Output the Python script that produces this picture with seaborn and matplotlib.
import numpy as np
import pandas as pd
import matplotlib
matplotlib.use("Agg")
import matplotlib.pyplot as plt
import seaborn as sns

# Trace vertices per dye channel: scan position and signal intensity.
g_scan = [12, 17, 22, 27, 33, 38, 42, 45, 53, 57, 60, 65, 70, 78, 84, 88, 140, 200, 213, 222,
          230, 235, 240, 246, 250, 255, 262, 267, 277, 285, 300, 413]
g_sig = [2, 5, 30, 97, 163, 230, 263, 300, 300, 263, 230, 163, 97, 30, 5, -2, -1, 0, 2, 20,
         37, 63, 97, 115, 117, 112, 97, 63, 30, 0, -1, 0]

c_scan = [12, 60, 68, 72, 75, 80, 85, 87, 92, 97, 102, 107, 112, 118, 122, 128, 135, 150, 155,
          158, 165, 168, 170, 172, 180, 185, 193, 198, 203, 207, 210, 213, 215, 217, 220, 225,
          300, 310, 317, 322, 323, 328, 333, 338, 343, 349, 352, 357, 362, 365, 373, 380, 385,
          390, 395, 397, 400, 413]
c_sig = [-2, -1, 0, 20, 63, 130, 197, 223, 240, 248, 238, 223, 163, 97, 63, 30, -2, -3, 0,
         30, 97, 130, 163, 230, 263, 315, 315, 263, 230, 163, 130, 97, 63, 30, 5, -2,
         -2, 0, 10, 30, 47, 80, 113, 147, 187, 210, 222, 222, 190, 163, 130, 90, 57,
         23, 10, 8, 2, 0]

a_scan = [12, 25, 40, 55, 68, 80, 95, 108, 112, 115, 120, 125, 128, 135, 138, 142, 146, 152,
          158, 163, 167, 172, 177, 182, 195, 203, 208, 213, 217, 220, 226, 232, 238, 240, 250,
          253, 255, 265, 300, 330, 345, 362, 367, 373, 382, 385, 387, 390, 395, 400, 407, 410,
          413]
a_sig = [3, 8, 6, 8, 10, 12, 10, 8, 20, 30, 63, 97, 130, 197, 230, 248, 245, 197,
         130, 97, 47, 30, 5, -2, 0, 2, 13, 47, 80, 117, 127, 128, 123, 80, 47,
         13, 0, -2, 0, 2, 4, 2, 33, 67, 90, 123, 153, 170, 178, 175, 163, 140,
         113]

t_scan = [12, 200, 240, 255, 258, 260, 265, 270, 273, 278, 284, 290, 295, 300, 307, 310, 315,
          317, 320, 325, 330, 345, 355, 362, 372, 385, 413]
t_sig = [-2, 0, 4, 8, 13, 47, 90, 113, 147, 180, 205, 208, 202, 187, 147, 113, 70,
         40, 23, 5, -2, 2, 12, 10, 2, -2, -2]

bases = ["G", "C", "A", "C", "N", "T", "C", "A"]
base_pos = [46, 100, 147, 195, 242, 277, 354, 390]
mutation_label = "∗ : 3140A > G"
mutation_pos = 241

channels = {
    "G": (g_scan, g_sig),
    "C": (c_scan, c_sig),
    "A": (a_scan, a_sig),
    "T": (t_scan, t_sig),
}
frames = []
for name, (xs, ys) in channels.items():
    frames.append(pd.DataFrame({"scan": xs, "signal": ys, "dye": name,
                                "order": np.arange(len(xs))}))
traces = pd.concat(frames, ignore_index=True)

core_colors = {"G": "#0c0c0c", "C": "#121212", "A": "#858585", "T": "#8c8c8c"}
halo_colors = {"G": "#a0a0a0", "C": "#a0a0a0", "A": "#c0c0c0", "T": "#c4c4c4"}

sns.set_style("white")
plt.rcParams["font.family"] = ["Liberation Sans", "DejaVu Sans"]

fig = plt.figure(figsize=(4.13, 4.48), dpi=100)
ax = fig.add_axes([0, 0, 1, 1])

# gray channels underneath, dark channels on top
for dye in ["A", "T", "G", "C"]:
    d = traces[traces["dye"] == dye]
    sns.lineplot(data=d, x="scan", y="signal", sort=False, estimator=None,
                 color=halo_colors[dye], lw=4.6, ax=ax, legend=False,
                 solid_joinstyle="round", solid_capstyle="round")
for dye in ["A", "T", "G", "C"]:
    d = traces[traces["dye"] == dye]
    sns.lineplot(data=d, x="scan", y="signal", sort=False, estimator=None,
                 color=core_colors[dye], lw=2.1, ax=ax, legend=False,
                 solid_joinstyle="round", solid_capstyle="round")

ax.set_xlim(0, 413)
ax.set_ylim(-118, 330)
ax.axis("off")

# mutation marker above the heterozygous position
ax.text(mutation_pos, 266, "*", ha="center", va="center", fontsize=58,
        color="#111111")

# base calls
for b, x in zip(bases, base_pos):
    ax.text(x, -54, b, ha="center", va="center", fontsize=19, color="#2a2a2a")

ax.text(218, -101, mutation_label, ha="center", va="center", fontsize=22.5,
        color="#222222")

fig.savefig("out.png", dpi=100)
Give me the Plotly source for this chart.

^^^^^^^^

**Written request**
Emit an exact copy of the lines spanning the start of the records to the line containing "30, 0, -1, 0]", inclusive, and no other output.

**Completed task**
Output the Python script that produces this picture with seaborn and matplotlib.
import numpy as np
import pandas as pd
import matplotlib
matplotlib.use("Agg")
import matplotlib.pyplot as plt
import seaborn as sns

# Trace vertices per dye channel: scan position and signal intensity.
g_scan = [12, 17, 22, 27, 33, 38, 42, 45, 53, 57, 60, 65, 70, 78, 84, 88, 140, 200, 213, 222,
          230, 235, 240, 246, 250, 255, 262, 267, 277, 285, 300, 413]
g_sig = [2, 5, 30, 97, 163, 230, 263, 300, 300, 263, 230, 163, 97, 30, 5, -2, -1, 0, 2, 20,
         37, 63, 97, 115, 117, 112, 97, 63, 30, 0, -1, 0]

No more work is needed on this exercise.